Roland Barth and Collegiality - Steve Barkley

Roland Barth and Collegiality

I have been creating a series of blogs and podcasts that identify some of the researchers, authors, and presenters who influenced my early days exploring coaching and teaming in schools. I am hoping those who are “newer” to coaching roles might value some history and that those more seasoned might appreciate revisiting those earlier days of building a coaching culture.

Many years back while visiting a friend, who was a principal and frequently called from her office, I found myself pursuing her bookshelf for a distraction and a chance to find out what I might be missing. I found a copy of Improving Schools from Within by Roland Barth (Jossey-Bass 1990). Reading a few pages lead to a request to “borrow” the book which I finished reading over the next few days.

I had previously read and quoted from several articles by Barth but I hadn’t read this book. I was surprised by how Barth’s descriptions of difficulties facing teachers and principals were and are still present and, in some cases, even more severe. My work with school improvement, professional development, coaching and professional learning communities is built around my belief that collegiality is a critical element in any plan to increase student achievement.

Here are my thoughts that I found reinforced in Barth’s writing:

  • Until a school becomes collegial, it will not reach maximum student achievement. (Positively phrased: If we can increase teacher collegiality, it will have a positive impact on student achievement.)

Barth: “My years in schools suggest that the quality of adult relationships within a school has more to do with the quality and character of the school and with the accomplishments of students than any other factor. (163) “Unless adults talk with one another, observe one another, and help one another, very little will change.” (32)

  • In working with instructional coaches, I have suggested that one of their job descriptions should be the building of teacher collegiality. There is rarely sufficient time for an instructional coach to provide all the coaching that needs to occur. By getting teachers to be collegial and coaching each other, the coach’s work is more likely to impact students. Building a collegial culture takes conscious, purposeful actions.

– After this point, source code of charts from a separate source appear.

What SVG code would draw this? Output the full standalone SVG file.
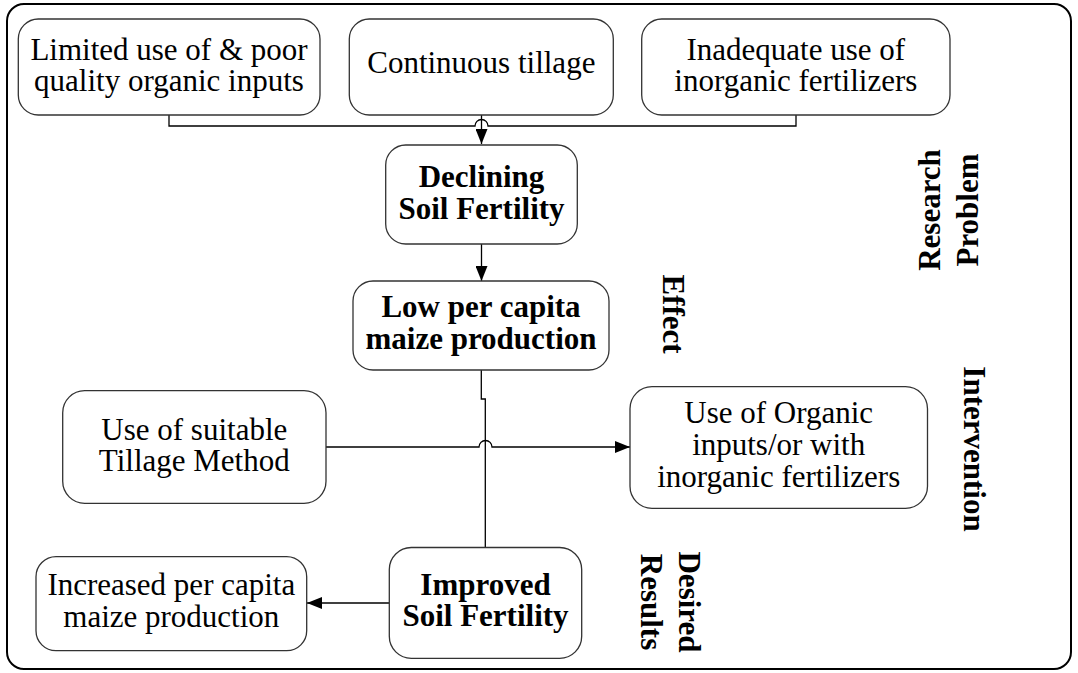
<svg xmlns="http://www.w3.org/2000/svg" width="1078" height="673" viewBox="0 0 1078 673">
<defs>
<style>
.box{fill:#fff;stroke:#333;stroke-width:1.3}
.t{font-family:"Liberation Serif","Times New Roman",serif;font-size:31px;fill:#000;text-anchor:middle}
.b{font-weight:bold}
.c{fill:none;stroke:#000;stroke-width:1.3}
</style>
<marker id="ah" viewBox="0 0 15 12" refX="15" refY="6" markerWidth="15" markerHeight="12" markerUnits="userSpaceOnUse" orient="auto">
<path d="M0,0 L15,6 L0,12 z" fill="#000"/>
</marker>
</defs>
<rect x="7" y="4" width="1064" height="665" rx="17" ry="17" fill="#fff" stroke="#000" stroke-width="2"/>

<g id="connectors">
<path class="c" d="M169,115 V126 H475 A6.5 6.5 0 0 1 488 126 H796 V115"/>
<path class="c" d="M481.5,115 V144" marker-end="url(#ah)"/>
<path class="c" d="M481.5,244 V281" marker-end="url(#ah)"/>
<path class="c" d="M481.3,370 V399 H485.3 V547.5"/>
<path class="c" d="M326,447 H479 A6.5 6.5 0 0 1 492 447 H630" marker-end="url(#ah)"/>
<path class="c" d="M389.3,603 H307" marker-end="url(#ah)"/>
</g>

<g id="limited">
<rect class="box" x="18.3" y="19" width="301.7" height="96" rx="20"/>
<text class="t" x="169" y="60">Limited use of &amp; poor</text>
<text class="t" x="169" y="91">quality organic inputs</text>
</g>
<g id="continuous">
<rect class="box" x="349.3" y="19" width="264" height="96" rx="20"/>
<text class="t" x="481.3" y="73">Continuous tillage</text>
</g>
<g id="inadequate">
<rect class="box" x="641.7" y="19" width="308.3" height="96" rx="20"/>
<text class="t" x="795.8" y="60">Inadequate use of</text>
<text class="t" x="795.8" y="91">inorganic fertilizers</text>
</g>
<g id="declining">
<rect class="box" x="385.7" y="145" width="191.6" height="99" rx="20"/>
<text class="t b" x="481.5" y="187">Declining</text>
<text class="t b" x="481.5" y="219">Soil Fertility</text>
</g>
<g id="low">
<rect class="box" x="353" y="281" width="256" height="89" rx="20"/>
<text class="t b" x="481" y="317">Low per capita</text>
<text class="t b" x="481" y="349">maize production</text>
</g>
<g id="tillage">
<rect class="box" x="62.7" y="390.7" width="263.3" height="112.6" rx="22"/>
<text class="t" x="194.3" y="440">Use of suitable</text>
<text class="t" x="194.3" y="471">Tillage Method</text>
</g>
<g id="organic">
<rect class="box" x="630" y="386.7" width="297.5" height="121.6" rx="22"/>
<text class="t" x="778.7" y="423">Use of Organic</text>
<text class="t" x="778.7" y="455">inputs/or with</text>
<text class="t" x="778.7" y="487">inorganic fertilizers</text>
</g>
<g id="improved">
<rect class="box" x="389.3" y="547.5" width="192.4" height="110.8" rx="22"/>
<text class="t b" x="485.5" y="595">Improved</text>
<text class="t b" x="485.5" y="626">Soil Fertility</text>
</g>
<g id="increased">
<rect class="box" x="36" y="556.7" width="270.7" height="94" rx="20"/>
<text class="t" x="171.3" y="595">Increased per capita</text>
<text class="t" x="171.3" y="627">maize production</text>
</g>

<g id="labels">
<text class="t b" transform="translate(940,210) rotate(-90)">Research</text>
<text class="t b" transform="translate(978,210) rotate(-90)">Problem</text>
<text class="t b" transform="translate(663,314) rotate(90)">Effect</text>
<text class="t b" transform="translate(964,449) rotate(90)">Intervention</text>
<text class="t b" transform="translate(679,602) rotate(90)">Desired</text>
<text class="t b" transform="translate(641,602) rotate(90)">Results</text>
</g>
</svg>
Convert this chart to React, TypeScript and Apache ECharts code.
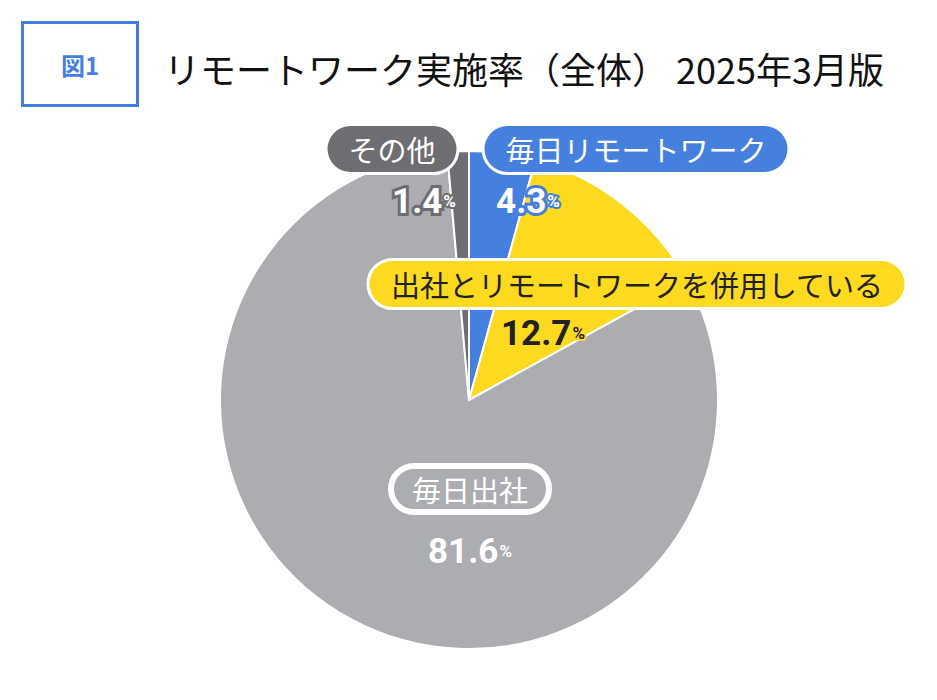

Barth’s words reinforce the need to “work at” collegiality-

 “… collegiality is not the natural state of things in schools and never will be. It will not occur on its own. It seems that collegiality will come to schools only if it is valued and deliberately sought after, only if someone deliberately takes action to overcome the obstacles.” (32-33)

  • I have written and presented often about the importance of the instructional coach and principal partnership. The coach should make the principal look good. The principal should make the coach look good. In that situation teachers are most likely to place confidence in both the coach and the principal as a culture of collegiality is modeled by these two school leaders. I often recommend the coach and principal publicly coach each other.

Barth: “There are many important relationships within a school… I am convinced that none of these relationships has a greater effect on the quality of life under the roof of the schoolhouse than the relationship between teacher and principal. I have found no characteristic of a good school more pervasive than a healthy teacher-principal relationship– and no characteristic of a troubled school more common than a troubled, embattled administrator-teacher relationship.” (19)

Following Barth’s death in 2021, Jon Saphier (Research for Better Teaching) posted a tribute to Barth titled “Framing an Era”.  Jon shared his personal connections with Roland Barth and the impact of Barth’s work identifying the important role of school leader as a “builder of culture.” [ An interesting history connection: In the early 70’s Jon Saphier and I were both teachers on the staff of a new K-8 school in New Jersey that was built around teaching teams]

What signs indicate the quality of collegial relationships currently existing among your staff? Do you see signs of teachers being congenial but not being collegial? Are there signs of parallel teaching (teaching near each other not with each other)? Are interactions among teachers improving teaching and learning? What conscious leadership action actions are in place to build a culture of collegiality? How much collegiality is being modeled by your leadership team?